In the pursuit for excellence, organisations are constantly exploring new ways to work better and smarter. Sharing of best practice is a benchmarking mechanism which is at the forefront of many organisational strategies. Align to this, the Department of Tourism today hosted its 8th Sharing of Best Practices Workshop virtually with countries it has MOUs and Bilateral Agreements, under the workshop theme: “Tourism Recovery post Covid-19 – a country perspective”.
Representing South Africa at the forum, Deputy Minister of Tourism, Mr Fish Mahlalela, welcomed delegates and reiterated that the South African Government places tourism high on its agenda for sustainable growth and job creation which is one of the eight interventions in the Economic Reconstruction and Recovery Plan.
“Our President, in his 2019 State of Nations Address set a target of 21 million tourist arrivals by 2030 for the tourism sector. It is through initiatives and platforms such as the Sharing of Best Practices Workshop that will make meaningful contributions in achieving such targets,” said the Deputy Minister.
For the past eight years the Department has been conducting the Best Practices Workshops with the aim to share information and best practices; build tourism capacity on the African continent; and strengthen regional integration and cooperation. Today’s event was attended by delegates from Angola, Benin, Malawi, Mozambique, Nigeria, Togo, Uganda, Zambia, Mexico, Singapore, Vietnam and Venezuela.
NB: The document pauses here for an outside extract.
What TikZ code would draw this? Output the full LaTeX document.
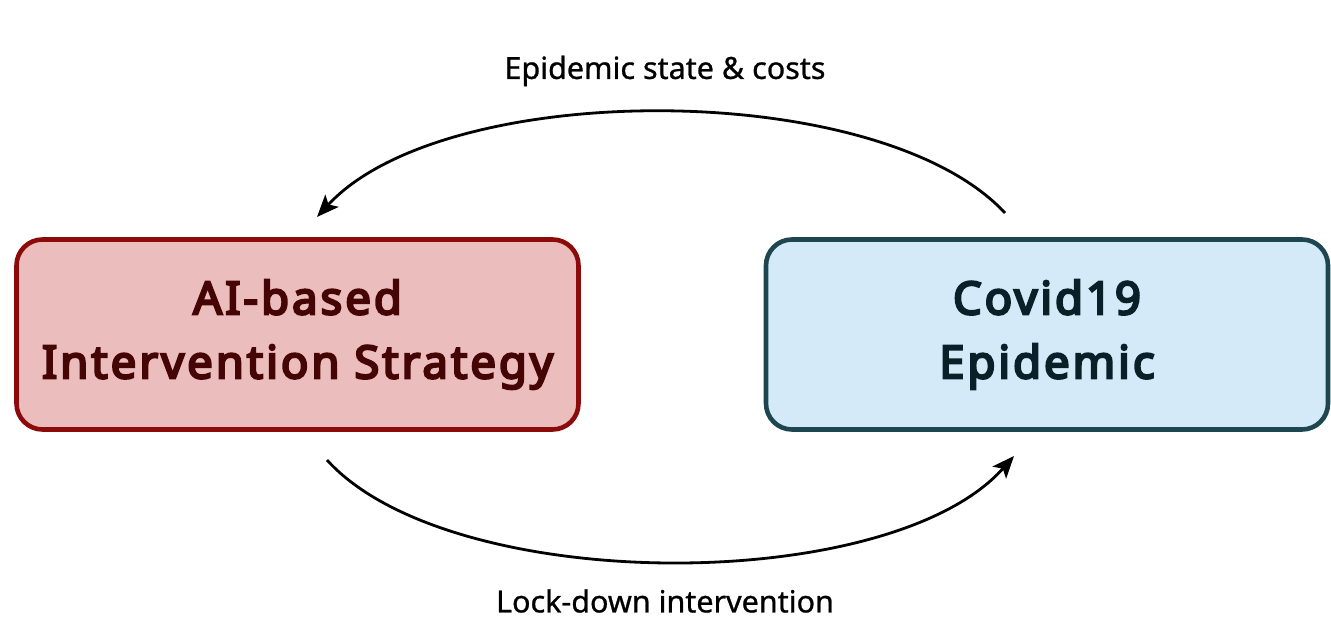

“I am delighted to note that in this workshop you are going to robustly engage on the discussions and sharing information and the best practices on tourism recovery plans in addressing the challenges posed by the Covid-19 pandemic. I also take note that this workshop further seeks to align tourism’s contribution to Agenda 2063 through improving the standards, systems and policies in regulating the tourism industry while creating jobs and alleviating poverty,” the Deputy Minister stated.
Presentations were made by various countries present which generated much discussion among all the delegates in attendance. It was pointed out that the way forward to recovery of the sector is through collaborations and dialogue like this whereby participants can share and learn best practices.
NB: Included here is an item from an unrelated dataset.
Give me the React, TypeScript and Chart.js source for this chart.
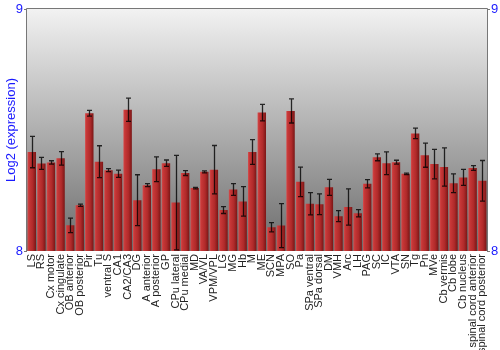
import { useEffect, useRef } from "react";
import { Chart, registerables } from "chart.js";
Chart.register(...registerables);

const categories = [
  "LS", "RS", "Cx motor", "Cx cingulate", "OB anterior", "OB posterior", "Pir", "Tu",
  "ventral S", "CA1", "CA2/CA3", "DG", "A anterior", "A posterior", "GP", "CPu lateral",
  "CPu medial", "MD", "VA/VL", "VPM/VPL", "LG", "MG", "Hb", "M", "ME", "SCN", "MPA", "SO",
  "Pa", "SPa ventral", "SPa dorsal", "DM", "VMH", "Arc", "LH", "PAG", "SC", "IC", "VTA",
  "SN", "Tg", "Pn", "MVe", "Cb vermis", "Cb lobe", "Cb nucleus", "spinal cord anterior",
  "spinal cord posterior",
];

const values = [
  8.409, 8.362, 8.366, 8.383, 8.106, 8.189, 8.569, 8.369,
  8.334, 8.319, 8.584, 8.21, 8.272, 8.338, 8.363, 8.2,
  8.322, 8.26, 8.327, 8.336, 8.169, 8.254, 8.205, 8.409, 8.572, 8.098, 8.105, 8.579,
  8.286, 8.195, 8.193, 8.263, 8.144, 8.182, 8.156, 8.278, 8.387, 8.363, 8.367,
  8.319, 8.486, 8.396, 8.359, 8.347, 8.28, 8.304, 8.343,
  8.29,
];

const errors = [
  0.065, 0.025, 0.007, 0.028, 0.03, 0.005, 0.012, 0.066,
  0.006, 0.015, 0.048, 0.105, 0.006, 0.051, 0.013, 0.195,
  0.01, 0.003, 0.004, 0.1, 0.014, 0.024, 0.061, 0.051, 0.034, 0.019, 0.091, 0.05,
  0.061, 0.046, 0.043, 0.033, 0.023, 0.075, 0.015, 0.017, 0.014, 0.047, 0.008,
  0.003, 0.022, 0.05, 0.061, 0.079, 0.039, 0.033, 0.01,
  0.084,
];

const yTicks = [8, 9];
const yTitle = "Log2 (expression)";

export default function App() {
  const ref = useRef<HTMLCanvasElement>(null);
  useEffect(() => {
    const bgPlugin = {
      id: "bg",
      beforeDraw(chart: any) {
        const { ctx, chartArea: a } = chart;
        ctx.save();
        const g = ctx.createLinearGradient(0, a.top, 0, a.bottom);
        g.addColorStop(0, "#f2f2f2");
        g.addColorStop(1, "#6c6c6c");
        ctx.fillStyle = g;
        ctx.fillRect(a.left, a.top, a.right - a.left, a.bottom - a.top);
        ctx.restore();
      },
      afterDraw(chart: any) {
        const { ctx, chartArea: a } = chart;
        ctx.save();
        ctx.strokeStyle = "#777";
        ctx.lineWidth = 1;
        ctx.beginPath();
        ctx.moveTo(a.left - 0.5, a.bottom);
        ctx.lineTo(a.left - 0.5, a.top - 0.5);
        ctx.lineTo(a.right + 0.5, a.top - 0.5);
        ctx.lineTo(a.right + 0.5, a.bottom);
        ctx.stroke();
        ctx.restore();
      },
    };
    const errPlugin = {
      id: "errs",
      afterDatasetsDraw(chart: any) {
        const { ctx } = chart;
        const ys = chart.scales.y;
        const meta = chart.getDatasetMeta(0);
        ctx.save();
        ctx.strokeStyle = "rgba(0,0,0,0.8)";
        ctx.lineWidth = 1.3;
        meta.data.forEach((el: any, i: number) => {
          const v = values[i];
          const e = errors[i];
          const x = Math.round(el.x) + 0.5;
          const yt = ys.getPixelForValue(v + e);
          const yb = ys.getPixelForValue(v - e);
          ctx.beginPath();
          ctx.moveTo(x, yt);
          ctx.lineTo(x, yb);
          ctx.moveTo(x - 2.5, yt);
          ctx.lineTo(x + 2.5, yt);
          ctx.moveTo(x - 2.5, yb);
          ctx.lineTo(x + 2.5, yb);
          ctx.stroke();
        });
        ctx.restore();
      },
    };
    const tickFont = { family: "'Liberation Sans', Arial, sans-serif", size: 13 };
    const chart = new Chart(ref.current!, {
      type: "bar",
      data: {
        labels: categories,
        datasets: [
          {
            data: values,
            borderWidth: 0,
            barPercentage: 0.88,
            categoryPercentage: 1,
            backgroundColor: (c: any) => {
              const ch = c.chart;
              const xs = ch.scales && ch.scales.x;
              if (!xs || c.dataIndex === undefined || !ch.chartArea) return "#b03030";
              const cx = xs.getPixelForValue(c.dataIndex);
              const w = (xs.width / categories.length) * 0.88;
              const g = ch.ctx.createLinearGradient(cx - w / 2, 0, cx + w / 2, 0);
              g.addColorStop(0, "#d65050");
              g.addColorStop(0.15, "#c83838");
              g.addColorStop(0.6, "#b02a2a");
              g.addColorStop(1, "#7a1616");
              return g;
            },
          },
        ],
      },
      options: {
        responsive: false,
        animation: false,
        layout: { padding: { top: 9, left: 0, right: 0, bottom: 0 } },
        plugins: { legend: { display: false }, tooltip: { enabled: false } },
        scales: {
          x: {
            grid: { display: false, drawTicks: false },
            border: { display: false },
            ticks: {
              autoSkip: false,
              maxRotation: 90,
              minRotation: 90,
              padding: 3,
              color: "#222",
              font: { family: "'Liberation Sans', Arial, sans-serif", size: 11 },
            },
            afterFit: (s: any) => {
              s.height = 99;
            },
          },
          y: {
            position: "left",
            min: 8,
            max: 9,
            afterBuildTicks: (s: any) => {
              s.ticks = yTicks.map((v) => ({ value: v }));
            },
            ticks: { color: "#1a1aff", font: tickFont, padding: 1 },
            grid: { display: true, drawOnChartArea: false, tickLength: 3, color: "#777" },
            border: { display: false },
            title: {
              display: true,
              text: yTitle,
              color: "#1a1aff",
              font: tickFont,
              padding: { top: 4, bottom: 0 },
            },
            afterFit: (s: any) => {
              s.width = 27;
            },
          },
          y2: {
            position: "right",
            min: 8,
            max: 9,
            afterBuildTicks: (s: any) => {
              s.ticks = yTicks.map((v) => ({ value: v }));
            },
            ticks: { color: "#1a1aff", font: tickFont, padding: 1 },
            grid: { display: true, drawOnChartArea: false, tickLength: 3, color: "#777" },
            border: { display: false },
            afterFit: (s: any) => {
              s.width = 13;
            },
          },
        },
      } as any,
      plugins: [bgPlugin, errPlugin],
    });
    return () => chart.destroy();
  }, []);
  return (
    <div style={{ position: "absolute", left: 0, top: 0, width: 500, height: 350 }}>
      <canvas ref={ref} width={500} height={350} style={{ width: 500, height: 350 }} />
    </div>
  );
}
The three pillars of the Africa Joint Continental Strategy for Covid-19 are limiting transmission, preventing deaths, and laying the foundation for socio-economic recovery to get the integration agenda back on track following the disruptions caused by the pandemic, which include the funding gaps, weak health systems, poor supply chain infrastructure and undefined eligibility and prioritisation criteria.
“Now more than ever and in the coming days, tourism academics need to step up and contribute research-based, data-driven ideas and solutions to support what will be left of the tourism industry. Data will have to be collected and tracked to help stakeholders make informed decisions. Academics will need to support new creativity and new opportunities that will be created in the recovery stages. Tourism education will have to be changed entirely to reflect new realities,” the Deputy Minister concluded.